Anselm Kiefer (German, born 1945)
Watercolor, gouache, and acrylic on paper
16 3/8 x 21 7/8 in. (41.6 x 55.6 cm)
Gift of Cynthia Hazen Polsky, in memory of her father, Joseph H. Hazen, 2000 (2000.96.7)
In the early 1980s, Kiefer made more than thirty paintings, painted photographs, and watercolors that refer in their titles and inscriptions to the Romanian Jewish writer Paul Celan's "Todesfuge" ("Death Fugue"), a poem composed in German in late 1944 and 1945. Celan's parents, along with many other Jews from Czernowitz, Romania, where he had been raised, were killed in the Trisnistria camp in eastern Romania in 1942. Celan himself endured two years of forced labor under the Germans, after which he exiled himself to Paris until his suicide in 1970.

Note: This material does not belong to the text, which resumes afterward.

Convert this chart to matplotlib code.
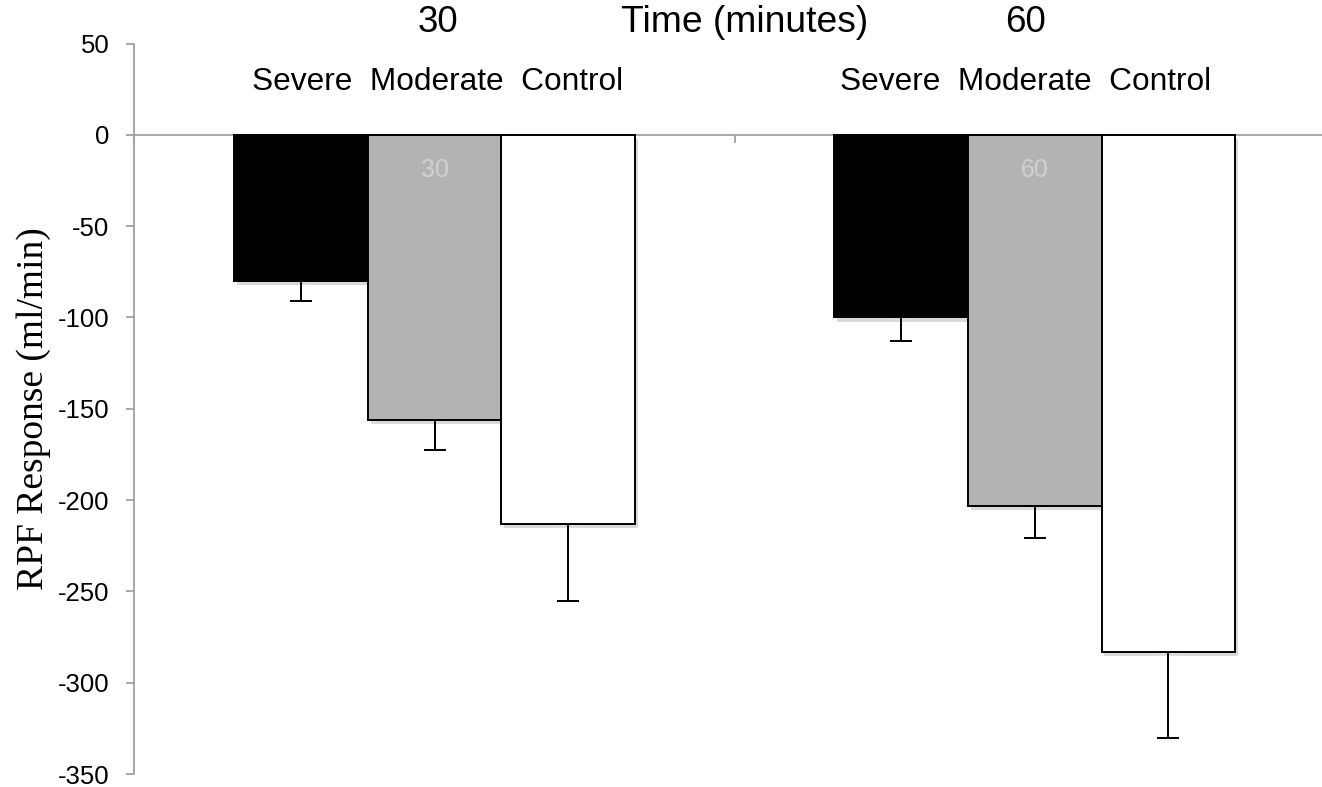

Celan's "Death Fugue," widely read and anthologized in postwar Germany, is set in an extermination camp. Its narrative voice, in the first person plural, is that of the camp's Jewish inmates who suffer under the strict watch of the camp's blue-eyed commandant. Singing "your golden hair, Margarete / your ashen hair, Shulamith," the narrators contrast German womanhood, as personified by Margarete, to whom the commandant addresses letters at night (she is named after Goethe's heroine, Gretchen, in Faust), and Jewish womanhood (Shulamith was King Solomon's dark-haired beloved in the Song of Songs). Here, as in most of Kiefer's Margarete works, the German heroine is depicted only by the synecdoche of her "golden hair," in the form of sheaves of wheat in the countryside.